O Salmo 23 apresenta Cristo como o cordeiro obediente, que se deixou guiar pela palavra de Deus, e por ser luz para o mundo, deixou exemplo, como Filho obediente, evidenciando que fazer a vontade de Deus é se cercar da bondade e da misericórdia de Deus.
Má interpretação
A primeira canção faz uso do Salmo 23, como referência para fazer alusão, tanto aos céus, um “lugar feliz, bem distante, onde reina o amor”, quanto à volta de Cristo, aplicando o verso 5 do Salmo 23 aos cristãos, como se fossem promessas de bênçãos da parte de Deus.
Seria vida aos cristãos a tal ‘mesa preparada’? A ‘cabeça ungida’ diz respeito aos cristãos? O ‘cálice transbordando’ é próprio dos cristãos?
Um versículo responde essas perguntas:
“Jesus, porém, respondendo, disse: Não sabeis o que pedis. Podeis vós beber o cálice que eu hei de beber, e ser batizados com o batismo com que eu sou batizado? Dizem-lhe eles: Podemos.” (Mateus 20:22).
Os filhos de Zebedeu não entenderam a figura utilizada por Cristo, acerca do cálice e do batismo, e acabam afirmando que poderiam beber o cálice e ser batizados com o batismo de Cristo.
Da mesma forma, o poeta não soube entender a figura do cálice do Salmo 23, um cálice que não é próprio aos cristãos beberem. O cálice e o batismo de Cristo não podiam ser passados aos seus seguidores, pois, Cristo era o único ungido de Deus que poderia beber o cálice dado pelo Pai.
Mas, Cristo fala de um cálice e de um batismo, dos quais os cristãos podem participar:
“Jesus, pois, lhes disse: Na verdade, na verdade vos digo que, se não comerdes a carne do Filho do homem, e não beberdes o seu sangue, não tereis vida em vós mesmos.” (João 6:53).
Para comer e beber de Cristo basta ao homem crer que Ele é o enviado de Deus:
“E Jesus lhes disse: Eu sou o pão da vida; aquele que vem a mim não terá fome, e quem crê em mim nunca terá sede.” (João 6:35).
Pegar as promessas das profecias que têm por alvo o Cristo e prometer coisas mil aos cristãos é um erro que só traz ilusão e decepção.
A segunda canção faz promessas descabidas ao relacionar a profecia do Salmo 23 às questões do dia a dia.
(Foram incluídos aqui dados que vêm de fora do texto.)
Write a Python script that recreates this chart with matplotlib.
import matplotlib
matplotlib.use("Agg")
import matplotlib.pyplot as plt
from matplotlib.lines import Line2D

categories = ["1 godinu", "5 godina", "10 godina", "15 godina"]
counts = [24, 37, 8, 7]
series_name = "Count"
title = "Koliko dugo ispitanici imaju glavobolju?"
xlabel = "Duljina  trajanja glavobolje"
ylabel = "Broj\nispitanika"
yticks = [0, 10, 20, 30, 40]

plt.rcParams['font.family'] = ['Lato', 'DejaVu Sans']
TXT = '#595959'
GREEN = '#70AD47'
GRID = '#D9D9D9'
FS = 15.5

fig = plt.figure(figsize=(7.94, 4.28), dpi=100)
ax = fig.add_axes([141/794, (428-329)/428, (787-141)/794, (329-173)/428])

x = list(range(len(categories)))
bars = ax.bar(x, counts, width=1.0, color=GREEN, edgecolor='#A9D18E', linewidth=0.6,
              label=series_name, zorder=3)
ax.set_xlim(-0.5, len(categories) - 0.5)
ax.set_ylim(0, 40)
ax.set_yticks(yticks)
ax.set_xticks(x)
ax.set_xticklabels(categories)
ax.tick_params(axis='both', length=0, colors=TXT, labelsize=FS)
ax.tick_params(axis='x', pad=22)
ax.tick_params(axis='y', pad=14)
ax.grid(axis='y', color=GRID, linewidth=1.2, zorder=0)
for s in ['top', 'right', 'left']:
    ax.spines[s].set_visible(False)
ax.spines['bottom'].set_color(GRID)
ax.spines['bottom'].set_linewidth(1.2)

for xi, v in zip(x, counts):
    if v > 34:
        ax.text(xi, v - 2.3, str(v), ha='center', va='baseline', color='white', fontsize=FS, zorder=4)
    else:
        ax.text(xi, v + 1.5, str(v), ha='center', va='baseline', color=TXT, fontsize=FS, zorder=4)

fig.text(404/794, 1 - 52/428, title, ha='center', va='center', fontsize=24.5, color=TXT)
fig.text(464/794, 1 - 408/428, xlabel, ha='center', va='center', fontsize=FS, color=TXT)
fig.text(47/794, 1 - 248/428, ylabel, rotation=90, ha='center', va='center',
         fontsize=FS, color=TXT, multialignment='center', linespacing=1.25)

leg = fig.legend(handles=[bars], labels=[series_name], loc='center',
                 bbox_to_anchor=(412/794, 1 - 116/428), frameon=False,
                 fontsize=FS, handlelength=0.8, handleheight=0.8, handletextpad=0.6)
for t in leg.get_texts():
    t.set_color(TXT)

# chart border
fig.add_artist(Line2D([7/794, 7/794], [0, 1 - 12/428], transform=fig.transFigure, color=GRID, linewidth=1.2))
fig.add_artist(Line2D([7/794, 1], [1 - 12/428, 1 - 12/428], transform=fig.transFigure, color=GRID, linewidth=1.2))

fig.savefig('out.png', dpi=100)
“Fizeram de tudo para me excluir
Não acreditavam que eu chegaria até aqui
Fui humilhada, desprezada
Tentaram parar minha caminhada
Davi estava nas malhadas
Deus tirou de lá, para reinar
Quem tentar te parar vai ver o teu sonho se realizar”.
O Salmo 23 não se refere a vida de Davi, nem aos sonhos dos cristãos. Esse tipo de abordagem é perniciosa e só promove miserabilidade!
”Se esperamos em Cristo só nesta vida, somos os mais miseráveis de todos os homens.” (1 Coríntios 15:19).
A habilidade de poeta não o habilita a ser intérprete das Escrituras e se alguém deseja escrever cânticos espirituais, primeiro tem que manejar bem a palavra da verdade, sabendo dar a razão da sua fé.
“Antes, santificai ao SENHOR Deus em vossos corações; e estai sempre preparados para responder com mansidão e temor a qualquer que vos pedir a razão da esperança que há em vós,” (1 Pedro 3 :15).
Portanto, podemos concluir que a licença poética não é um argumento válido para justificar o uso inadequado das Escrituras em uma obra de arte sacra. O escritor cristão deve ter o cuidado de respeitar o sentido original e a autoridade das Escrituras.
Deve respeitar o alerta paulino: “E eu, irmãos, apliquei estas coisas, por semelhança, a mim e a Apolo, por amor de vós; para que em nós aprendais a não ir além do que está escrito, não vos ensoberbecendo a favor de um contra outro.” (1 Coríntios 4:6).
A licença poética permite que o escritor manipule as palavras para transmitir ao leitor tudo o que pensa, ou seja, a arte permite incorreções de linguagem. Mas, em se tratando de arte sacra, principalmente quando o poeta faz uso de citações bíblicas, não é permitido ao escritor expressar suas opiniões.
Ao compor uma canção ou, poema, o cristão não pode utilizar frases bíblicas conforme uma concepção própria. Licença poética não é admitida pelas Escrituras. Uma canção cristã deve seguir os mesmos princípios de uma pregação: respeito ao texto, considerando o contexto, seguindo os princípios da exegese e da hermenêutica, sem promover ideologias ou, teologias que contrariem a revelação de Deus.